In 2012 and 2013, CWLA worked with members and experts across the country to develop the CWLA National Blueprint for Excellence in Child Welfare (known as the CWLA National Blueprint or National Blueprint). As stated in its introduction:

“The CWLA National Blueprint presents a vision for the future of child welfare that all children will grow up safely in loving families and supportive communities. This means that although the formal child welfare system has a specific role to play as it relates to children who have been or are at risk of abuse and neglect, responsibility for the well-being of children and youth extends well beyond traditional child welfare organizations and services. While achieving the well-being of children and youth begins with their families, everyone – families, communities, providers, and organizations – has a responsibility for ensuring the safety, permanency, and well-being of all children and youth. This is essential for achieving excellence in child welfare. The CWLA National Blueprint applies to all children and youth, whether or not they receive child welfare services, and whether or not they have been identified as at risk for child abuse or neglect. This document is designed as a foundation upon which families, communities, providers, and other organizations can create the greatest opportunities for all children and youth to succeed and flourish.

The primary goal of the CWLA National Blueprint is to be a catalyst for change: to broaden the thinking of communities, individuals and groups, including public and private organizations within and outside of the child welfare system, and to help them understand how their specific roles and responsibilities fit into the overall strategy to improve outcomes for children and youth. Simultaneously, the National Blueprint serves as the foundation for updating and creating CWLA program specific Standards of Excellence, which play a unique and important role in moving child welfare practice forward.”

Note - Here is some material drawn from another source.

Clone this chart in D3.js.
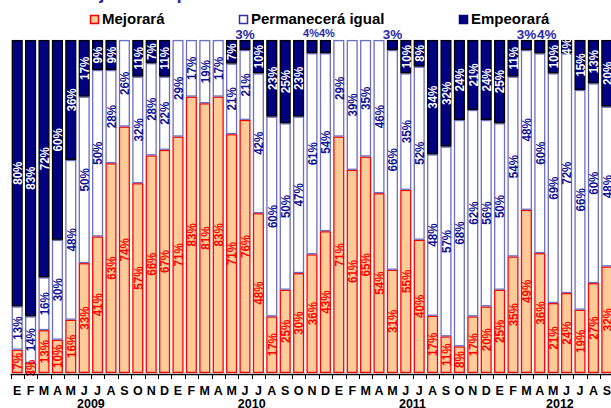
<!DOCTYPE html>
<html><head><meta charset="utf-8">
<script src="https://cdn.jsdelivr.net/npm/d3@7"></script>
<style>
html,body{margin:0;padding:0;background:#fff;overflow:hidden}
svg{display:block;font-family:"Liberation Sans",Arial,sans-serif}
</style></head>
<body><svg id="c" width="611" height="408"></svg>
<script>
const months = ["E","F","M","A","M","J","J","A","S","O","N","D",
                "E","F","M","A","M","J","J","A","S","O","N","D",
                "E","F","M","A","M","J","J","A","S","O","N","D",
                "E","F","M","A","M","J","J","A","S"];
const years = ["2009","2010","2011","2012"];
const mejorara = [7,3,13,10,16,33,41,63,74,57,66,67, 71,83,81,83,71,76,48,17,25,30,36,43, 71,61,65,54,31,55,40,17,11,8,17,20, 25,35,49,36,21,24,19,27,32];
const permanecera = [13,14,16,30,48,50,50,28,26,32,28,22, 29,17,19,17,21,21,42,60,50,47,61,54, 29,39,35,46,66,35,52,48,57,68,62,56, 50,54,48,60,69,72,66,60,48];
const empeorara = [80,83,72,60,36,17,9,9,0,11,7,11, 0,0,0,0,7,3,10,23,25,23,4,4, 0,0,0,0,3,10,8,34,32,24,21,24, 25,11,3,4,10,4,15,13,20];
const seriesNames = ["Mejorará","Permanecerá igual","Empeorará"];
// months whose "Empeorará" label sits above the bar
const labelAbove = [17,22,23,28,38,39];

const W = 611, H = 408;
const svg = d3.select("#c");
const keys = ["mej","perm","emp"];
const rows = months.map((m,i)=>({i, mej:mejorara[i], perm:permanecera[i], emp:empeorara[i]}));
const stack = d3.stack().keys(keys).offset(d3.stackOffsetExpand);
const series = stack(rows);

const x = d3.scaleBand().domain(d3.range(months.length)).range([10.5, 613.5]).paddingInner(0.18).paddingOuter(0.09);
const y = d3.scaleLinear().domain([0,1]).range([373, 40]);

const fills = {mej:"#FFCC99", perm:"#FFFFFF", emp:"#000080"};
const strokes = {mej:"#FF0000", perm:"#6E6EBE", emp:"#000000"};
const txtCol = {mej:"#FF0000", perm:"#101090", emp:"#FFFFFF"};

// cut-off title
svg.append("text").attr("x",18).attr("y",-1).attr("font-size",19).attr("font-weight","bold")
  .attr("fill","#2A2AA0").text("Porcentaje de respuestas");

// bars
series.forEach(s=>{
  const k = s.key;
  svg.append("g").selectAll("rect").data(s.filter(d=>d.data[k]>0)).join("rect")
    .attr("x", d=>x(d.data.i)+0.6)
    .attr("width", x.bandwidth()-1.2)
    .attr("y", d=>y(d[1])+0.6)
    .attr("height", d=>Math.max(0, y(d[0])-y(d[1])-1.2))
    .attr("fill", fills[k]).attr("stroke", strokes[k]).attr("stroke-width",1.3);
});

// labels inside
function condense(sel, f){
  sel.each(function(){
    const L = this.getComputedTextLength();
    d3.select(this).attr("textLength", L*f).attr("lengthAdjust","spacingAndGlyphs");
  });
}
series.forEach(s=>{
  const k = s.key;
  const data = s.filter(d=>d.data[k]>0 && !(k==="emp" && labelAbove.includes(d.data.i)));
  const t = svg.append("g").selectAll("text").data(data).join("text")
    .attr("transform", d=>{
      const cx = x(d.data.i)+x.bandwidth()/2;
      const cy = (y(d[0])+y(d[1]))/2;
      return `translate(${cx},${cy}) rotate(-90)`;
    })
    .attr("text-anchor","middle").attr("dy","0.36em")
    .attr("font-size",13.5).attr("font-weight","bold")
    .attr("fill", txtCol[k])
    .text(d=>d.data[k]+"%");
  condense(t, 0.86);
});

// labels above
const nudge = {22:-1, 23:1.5, 39:7};
svg.append("g").selectAll("text").data(labelAbove).join("text")
  .attr("x", i=>x(i)+x.bandwidth()/2 + (nudge[i]||0))
  .attr("y", i=> (i===22||i===23) ? 36.5 : 38.5)
  .attr("text-anchor","middle")
  .attr("font-size", i=> (i===22||i===23) ? 11 : 13.5)
  .attr("font-weight","bold").attr("fill","#2A2AA8")
  .text(i=>empeorara[i]+"%");

// axis
svg.append("line").attr("x1",x.range()[0]).attr("x2",W).attr("y1",374.5).attr("y2",374.5)
  .attr("stroke","#000").attr("stroke-width",1.6);
svg.append("g").selectAll("line").data(d3.range(months.length+1)).join("line")
  .attr("x1", i=>Math.round(x.range()[0]+i*x.step())+0.5)
  .attr("x2", i=>Math.round(x.range()[0]+i*x.step())+0.5)
  .attr("y1",374).attr("y2",379).attr("stroke","#000").attr("stroke-width",1);
svg.append("g").selectAll("text").data(months).join("text")
  .attr("x",(m,i)=>x(i)+x.bandwidth()/2).attr("y",394.5)
  .attr("text-anchor","middle").attr("font-size",12.5).attr("font-weight","bold").attr("fill","#000")
  .text(m=>m);
const yearSpan = [12,12,12,10];
let acc = 0;
years.forEach((yr,j)=>{
  const x0 = x.range()[0] + acc*x.step();
  const cx = x0 + yearSpan[j]*x.step()/2;
  acc += 12;
  svg.append("text").attr("x",cx).attr("y",407.5).attr("text-anchor","middle")
    .attr("font-size",12.5).attr("font-weight","bold").attr("fill","#000").text(yr);
});

// legend
const legX = [90, 239, 459];
seriesNames.forEach((n,j)=>{
  const k = keys[j];
  svg.append("rect").attr("x",legX[j]+0.5).attr("y",15.5).attr("width",8).attr("height",8)
    .attr("fill",fills[k]).attr("stroke", k==="mej"?"#FF0000":(k==="perm"?"#3030A0":"#000080")).attr("stroke-width",1.5);
  svg.append("text").attr("x",legX[j]+12).attr("y",24).attr("font-size",15).attr("font-weight","bold")
    .attr("fill","#000").text(n);
});
</script></body></html>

While some CWLA staff members share expertise that strengthens the management and operation of local agencies, others work on Capitol Hill and in the statehouses to promote policies that benefit children and oppose those that could do them harm. Still others work to shape new, more effective approaches to working with children and families or to promote those that are proven. The result: new resources for proven programs, better coordination of services, more efficient program management, and more effective service delivery.

CWLA’s greatest strength is its members—public and private child-serving agencies from coast to coast. National CWLA programs and expertise reflect the scope of member agency services, spanning adoption, adolescent pregnancy prevention and teen parenting, child day care, child protection, children affected by incarceration, family foster care, group residential care, housing and homelessness, kinship care, juvenile justice, mental health, positive youth development, substance abuse prevention and treatment, and a range of community services that strengthen and support parent- and family-based projects.

As the nationally recognized standard-setter for child welfare services, CWLA provides direct support to agencies that serve children and families, improving the quality of the services they provide to more than nine million children every year. Through its programs, publications, research, conferences, professional development, and consultation, CWLA speaks with authority and candor about the status and the needs of American children, young people, and families.

CWLA is a 501(c)(3) organization supported by membership and consulting fees, publication sales, grants and contracts from federal and state governments, foundation and corporate grants, and individual contributions. CWLA is committed to respecting diversity and maintaining continuous progress toward the goal of cultural competence. CWLA is headquartered in Washington, DC. and has remote employees in locations across the country.